There's a persistent myth in the coaching world that says high-ticket pricing is arrogant, exploitative, or only available to famous coaches with massive platforms. This myth is expensive — literally. It keeps skilled, effective coaches charging $100/hour for a service that genuinely delivers thousands of dollars of value to their clients.

High-ticket coaching isn't a scam. It's a different model — one in which the coach takes far more responsibility for client outcomes, delivers far more intensive support, and earns commensurate compensation for delivering real, measurable transformation.

Why High-Ticket Packages Outperform Hourly Rates

When you charge by the hour, you create three problems. First, the client has a constant awareness of the cost of your time, which makes them reluctant to reach out between sessions. Second, your income is directly capped by the number of hours you can work. Third, there's no commitment — clients cancel sessions, slow down, or drift away at the first sign of difficulty.

A 3-month $5,000 coaching package solves all three problems. The client commits upfront (financially and psychologically). They have access to you through a defined channel without watching the clock. And you receive predictable, meaningful income from a small number of focused client relationships.

How to Design Your High-Ticket Offer

Step 1: Define the Specific Outcome

Your offer must be anchored to a specific, measurable outcome — not a vague improvement. "Helping you grow your business" is not an offer. "Helping service-based business owners close their first $10,000 month by building a repeatable sales system" is an offer. The more precisely you define the outcome, the easier it is to sell, and the easier it is for you to deliver.

Step 2: Choose Your Delivery Structure

A typical 3-month high-ticket program includes: bi-weekly 60-minute 1-on-1 calls (6 total), unlimited email or voice memo support, a curated set of frameworks and resources specific to the client's situation, and a clear milestone structure so both parties know what success looks like.

Step 3: Set Your Price

Calculate the economic value of the outcome you deliver. If your clients typically increase their income by $30,000–$50,000 as a result of working with you, a $5,000 program represents a 6–10x ROI for the client.
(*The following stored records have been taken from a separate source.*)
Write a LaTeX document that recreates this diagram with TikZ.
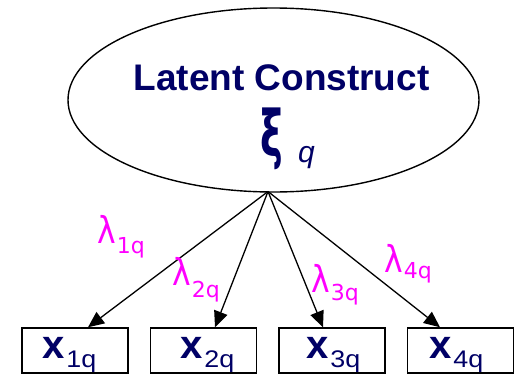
\documentclass[tikz,border=0pt]{standalone}
\usepackage{fontspec}
\setmainfont{Liberation Sans}
\newfontfamily\dejavu{DejaVu Sans}
\usetikzlibrary{arrows.meta,calc,shapes.geometric}
\definecolor{navy}{RGB}{0,0,102}
\definecolor{mag}{RGB}{255,0,255}
\newcommand\lamlab[2]{\scalebox{0.85}[1]{\dejavu\fontsize{37}{37}\selectfont λ}\hspace{1pt}\raisebox{-#2pt}{\dejavu\fontsize{22}{22}\selectfont #1q}}
\newcommand\xlab[1]{{\fontsize{40}{40}\selectfont\bfseries x}\hspace{2pt}\raisebox{-9pt}{\fontsize{24}{24}\selectfont\scalebox{1.12}[1]{#1q}}}
\begin{document}
\begin{tikzpicture}[x=1pt,y=-1pt,
  box/.style={draw, line width=1.5pt, minimum width=106pt, minimum height=45pt, inner sep=0pt},
  link/.style={line width=1.3pt, -{Triangle[length=16pt,width=14pt]}},
  lam/.style={text=mag, anchor=base west, inner sep=0pt},
  xtxt/.style={text=navy, anchor=base west, inner sep=0pt}]
\useasboundingbox (0,0) rectangle (514,375);
\node[draw, ellipse, line width=1.4pt, minimum width=411pt, minimum height=184pt, inner sep=0pt] (lc) at (273.5,100) {};
\node[text=navy, anchor=base, inner sep=0pt] (title) at (281.5,90) {\fontsize{37}{37}\selectfont\bfseries Latent Construct};
\node[text=navy, anchor=base west, inner sep=0pt] (xi) at (260,156) {\scalebox{0.6}[1]{\dejavu\bfseries\fontsize{64}{64}\selectfont ξ}};
\node[text=navy, anchor=base west, inner sep=0pt] (q) at (298,162.5) {\fontsize{30}{30}\selectfont\itshape q};
\coordinate (apex) at (268,191.5);
\node[box] (b1) at (75,350.5) {};
\node[box] (b2) at (203.5,350.5) {};
\node[box] (b3) at (332,350.5) {};
\node[box] (b4) at (460.5,350.5) {};
\node[xtxt] (x1) at (42,358) {\xlab{1}};
\node[xtxt] (x2) at (180,358) {\xlab{2}};
\node[xtxt] (x3) at (306,358) {\xlab{3}};
\node[xtxt] (x4) at (429,358) {\xlab{4}};
\draw[link] (apex) -- ($(b1.north)+(13,0)$);
\draw[link] (apex) -- ($(b2.north)+(11.5,0)$);
\draw[link] (apex) -- ($(b3.north)+(-9,0)$);
\draw[link] (apex) -- ($(b4.north)+(-20.5,0)$);
\node[lam] (l1) at (97,243) {\lamlab{1}{10}};
\node[lam] (l2) at (172,285) {\lamlab{2}{12}};
\node[lam] (l3) at (311,292) {\lamlab{3}{8}};
\node[lam] (l4) at (384,272) {\lamlab{4}{6}};
\end{tikzpicture}
\end{document}
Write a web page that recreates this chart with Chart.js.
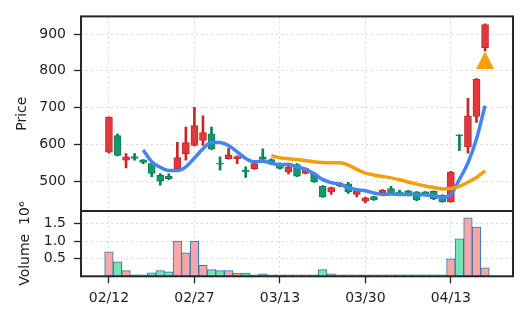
<!DOCTYPE html>
<html lang="en">
<head>
<meta charset="UTF-8">
<title>Price and volume</title>
<script src="https://cdn.jsdelivr.net/npm/chart.js@4.4.1/dist/chart.umd.min.js"></script>
<style>
  html, body { margin: 0; padding: 0; background: #fff; }
  #wrap { position: relative; width: 528px; height: 322px; }
  #wrap canvas { position: absolute; left: 0; top: 0; }
</style>
</head>
<body>
<div id="wrap">
  <canvas id="priceChart" width="528" height="322"></canvas>
  <canvas id="volChart" width="528" height="322"></canvas>
</div>

<script>
// ---- data ----
const dateLabels = ['02/12', '02/27', '03/13', '03/30', '04/13'];
const dateIdx = [0, 10, 20, 30, 40];

const openP  = [579, 624, 557, 567, 558, 548, 516, 513, 534, 575, 597, 611, 629, 549, 561, 561, 530, 534, 566, 559,
                548, 525, 545, 521, 521, 486, 471, 487, 493, 464, 446, 458, 468, 480, 471, 474, 471, 471, 473, 462,
                444, 626, 593, 676, 863];
const highP  = [675, 629, 575, 575, 559, 552, 521, 520, 606, 647, 701, 678, 647, 566, 590, 569, 539, 550, 588, 561,
                550, 541, 548, 536, 523, 488, 484, 497, 497, 476, 457, 459, 477, 486, 476, 475, 472, 472, 474, 463,
                527, 627, 725, 779, 928];
const lowP   = [576, 569, 536, 557, 548, 512, 489, 504, 530, 557, 596, 597, 586, 530, 560, 548, 510, 532, 557, 545,
                533, 520, 512, 520, 497, 456, 464, 485, 467, 457, 441, 448, 466, 467, 465, 460, 447, 460, 450, 443,
                443, 583, 576, 660, 854];
const closeP = [674, 570, 566, 562, 551, 521, 500, 507, 564, 605, 651, 632, 587, 546, 572, 567, 525, 548, 559, 546,
                535, 539, 514, 534, 498, 458, 483, 495, 471, 473, 455, 449, 475, 468, 467, 461, 449, 462, 452, 444,
                525, 624, 678, 777, 926];
const volume = [700000, 410000, 160000, 40000, 40000, 100000, 160000, 130000, 1010000, 670000,
                1010000, 310000, 190000, 160000, 160000, 90000, 90000, 40000, 70000, 30000,
                10000, 10000, 40000, 10000, 10000, 190000, 70000, 10000, 40000, 10000,
                10000, 10000, 10000, 10000, 10000, 5000, 10000, 40000, 10000, 40000,
                500000, 1070000, 1670000, 1410000, 240000];

const maShortStart = 4;
const maShort = [585, 553, 538, 529, 529, 539, 563, 588, 606, 605, 597, 580, 562, 553, 554, 549, 545, 546, 539, 533,
                 520, 505, 496, 492, 482, 477, 474, 468, 464, 465, 464, 464, 464, 463, 460, 456, 464, 505, 550, 615, 705];
const maLongStart = 19;
const maLong = [569, 564, 561, 559, 556, 553, 551, 550, 550, 544, 532, 522, 517, 513, 509, 504, 498, 492, 487, 483,
                479, 480, 486, 497, 510, 528];

const signalIdx = [44];
const signalPrice = [829];

const priceTicks = [500, 600, 700, 800, 900];
const volTicks = [500000, 1000000, 1500000];

// ---- look ----
const ink = '#222';
const gridColor = '#d9d9d9';
const upFill = '#e0383c', upEdge = '#c62828';
const downFill = '#13996b', downEdge = '#0b7f57';
const volUp = '#f7a7a7', volDown = '#74e4b6', volEdge = '#2b78b5';

Chart.defaults.font.family = "'DejaVu Sans', sans-serif";
Chart.defaults.font.size = 14;
Chart.defaults.color = ink;

const up = closeP.map((c, i) => c >= openP[i]);
const xMin = -3.27, xMax = 47.27;

// matplotlib-like '^' marker
const tri = document.createElement('canvas');
tri.width = 18; tri.height = 18;
const tc = tri.getContext('2d');
tc.fillStyle = '#f59e0b';
tc.beginPath(); tc.moveTo(9, 0); tc.lineTo(18, 18); tc.lineTo(0, 18); tc.closePath(); tc.fill();

const frame = {
    id: 'frame',
    afterDraw(chart) {
        const {ctx, chartArea: a} = chart;
        ctx.save();
        ctx.strokeStyle = '#262626';
        ctx.lineWidth = 2;
        ctx.strokeRect(a.left, a.top, a.right - a.left, a.bottom - a.top);
        ctx.restore();
    }
};

function yAxis(extra) {
    return Object.assign({
        type: 'linear',
        ticks: { color: ink, padding: 8 },
        grid: { color: gridColor, lineWidth: 1, tickColor: ink, tickLength: 7, tickWidth: 1.3, tickBorderDash: [] },
        border: { display: false, dash: [2, 3] },
        afterFit: s => { s.width = 81; }
    }, extra);
}

new Chart(document.getElementById('priceChart'), {
    type: 'bar',
    data: {
        datasets: [
            {
                type: 'scatter',
                data: signalIdx.map((x, k) => ({x: x, y: signalPrice[k]})),
                pointStyle: tri,
                pointRadius: 9,
                order: 0
            },
            {
                type: 'line',
                data: maLong.map((v, k) => ({x: k + maLongStart, y: v})),
                borderColor: '#f59e0b',
                borderWidth: 3.5,
                pointRadius: 0,
                cubicInterpolationMode: 'monotone',
                order: 1
            },
            {
                type: 'line',
                data: maShort.map((v, k) => ({x: k + maShortStart, y: v})),
                borderColor: '#4285f4',
                borderWidth: 3.5,
                pointRadius: 0,
                cubicInterpolationMode: 'monotone',
                order: 2
            },
            {
                // candle bodies
                data: openP.map((o, i) => ({x: i, y: [o, closeP[i]]})),
                backgroundColor: up.map(u => u ? upFill : downFill),
                borderColor: up.map(u => u ? upEdge : downEdge),
                borderWidth: 1,
                borderSkipped: false,
                barThickness: 7,
                grouped: false,
                order: 3
            },
            {
                // wicks
                data: lowP.map((l, i) => ({x: i, y: [l, highP[i]]})),
                backgroundColor: up.map(u => u ? upEdge : downEdge),
                borderWidth: 0,
                barThickness: 2,
                grouped: false,
                order: 4
            }
        ]
    },
    options: {
        responsive: false,
        animation: false,
        devicePixelRatio: 1,
        layout: { padding: { top: 15, right: 15, bottom: 111, left: 0 } },
        plugins: { legend: { display: false }, tooltip: { enabled: false } },
        scales: {
            x: {
                type: 'linear', min: xMin, max: xMax, offset: false,
                afterBuildTicks: s => { s.ticks = dateIdx.map(v => ({value: v})); },
                ticks: { display: false },
                grid: { color: gridColor, lineWidth: 1, drawTicks: false, offset: false },
                border: { display: false, dash: [2, 3] },
                afterFit: s => { s.height = 0; }
            },
            y: yAxis({
                min: 419, max: 948,
                afterBuildTicks: s => { s.ticks = priceTicks.map(v => ({value: v})); },
                title: { display: true, text: 'Price', color: ink, padding: { top: 13.5, bottom: 0 } }
            })
        }
    },
    plugins: [frame]
});

new Chart(document.getElementById('volChart'), {
    type: 'bar',
    data: {
        datasets: [{
            data: volume.map((v, i) => ({x: i, y: v})),
            backgroundColor: up.map(u => u ? volUp : volDown),
            borderColor: volEdge,
            borderWidth: 1,
            borderSkipped: false,
            barThickness: 8.55,
            minBarLength: 1.5,
            grouped: false
        }]
    },
    options: {
        responsive: false,
        animation: false,
        devicePixelRatio: 1,
        layout: { padding: { top: 211, right: 15, bottom: 0, left: 0 } },
        plugins: { legend: { display: false }, tooltip: { enabled: false } },
        scales: {
            x: {
                type: 'linear', min: xMin, max: xMax, offset: false,
                afterBuildTicks: s => { s.ticks = dateIdx.map(v => ({value: v})); },
                ticks: {
                    color: ink, padding: 7, maxRotation: 0, autoSkip: false,
                    callback: v => dateLabels[dateIdx.indexOf(v)]
                },
                grid: { color: gridColor, lineWidth: 1, offset: false, tickColor: ink, tickLength: 7, tickWidth: 1.3, tickBorderDash: [] },
                border: { display: false, dash: [2, 3] },
                afterFit: s => { s.height = 45.7; }
            },
            y: yAxis({
                min: 0, max: 1866000,
                afterBuildTicks: s => { s.ticks = volTicks.map(v => ({value: v})); },
                ticks: { color: ink, padding: 8, callback: v => (v / 1e6).toFixed(1) },
                title: { display: true, text: 'Volume  10\u2076', color: ink, padding: { top: 16.8, bottom: 0 } }
            })
        }
    },
    plugins: [frame]
});
</script>
</body>
</html>
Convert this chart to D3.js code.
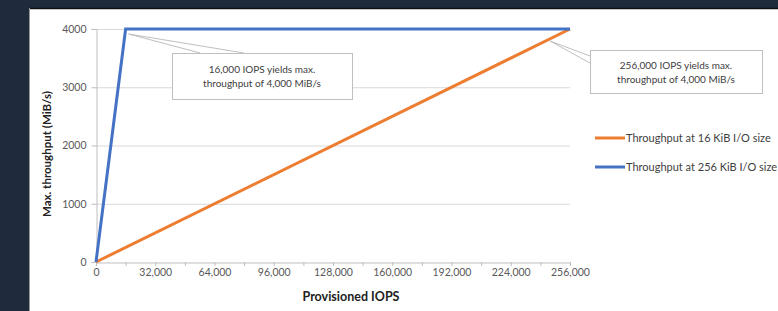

That's not expensive — it's one of the best investments they'll ever make. Price at 10–20% of the value you deliver.

Step 4: Build Your Intake Process

High-ticket coaching is not for everyone, and you need a mechanism to ensure you only work with clients who are a strong fit. A required application form and a 30-minute discovery call (which you run, not them) serves two functions: it screens for client quality, and it communicates your professionalism. Coaches who have a thorough, selective intake process are perceived as more credible — which makes their high prices feel more justified.

Your First High-Ticket Client

Start with your network. Identify 5–10 people who have the problem you solve and the means to invest in solving it. Have a genuine conversation — not a sales pitch. Lead with curiosity: "I've been thinking about how much you mentioned struggling with X. I'm working with a few clients intensively on that right now. Would you be open to hearing more?" Then listen. The first client is always the hardest to land — and the most important.

"The difference between a $100 coaching session and a $5,000 coaching program isn't the quality of the coach — it's the courage to believe your work is worth it."